Long restored to full fitness the 27-year old’s influence on Sevens has stunned even the most seasoned observers.

“When he first come over we looked at him and said ‘he’s so unfit – for our game’,” recalls Phil Greening, ex-England star turned USA performance coach.

“Then he developed. Fair play, he really put the work in. Sevens is such a tough, physical game now where the detail is everything. Everyone is playing seven-up, there’s no space on the pitch like there used to be.

“It’s so many more contacts, a different pace, the high speed metres are through the roof. Your micro-skills have to be on point. It’s gone ridiculous really. Yet Dupont is killing it.”

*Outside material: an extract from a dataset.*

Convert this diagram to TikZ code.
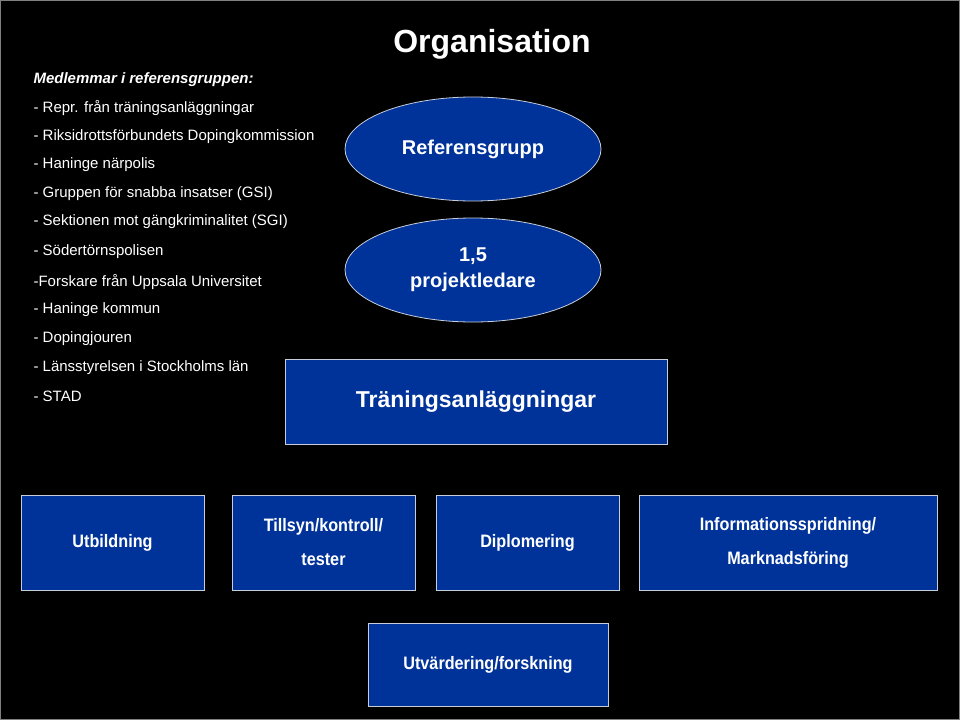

Greening cites the reaction of Australian 15s great Michael Hooper when coming up short in his bid to make these Olympics.

“He was like ‘f*** me, I’ve got 100-odd caps but these boys are athletes! The detail, you’re so exposed, I’m out of my depth’,” says the former Gloucester and Wasps hooker. “He was so humble. I thought ‘fair play to you, mate’.”

That is the landscape in which Dupont now operates, when he is not bossing the 15s game.

France have never won an Olympic medal in men’s sevens but he has the nation believing. And why wouldn’t it when his first two tournaments brought bronze and gold medals and last month France beat Argentina in the final of the HSBC World Rugby Sevens.

“The benefit for our boys is they don’t know him that well,” adds Friday, with a cheeky grin and, one suspects, fingers firmly crossed.

“They follow rugby but they probably don’t hold Antoine in the aura all of us do. That’s probably an advantage for us.

“To them he’s just some bloke from 15s. They don’t have a deeper understanding that this bloke is the nuts! They don’t understand he’s the [Patrick] Mahomes of rugby.”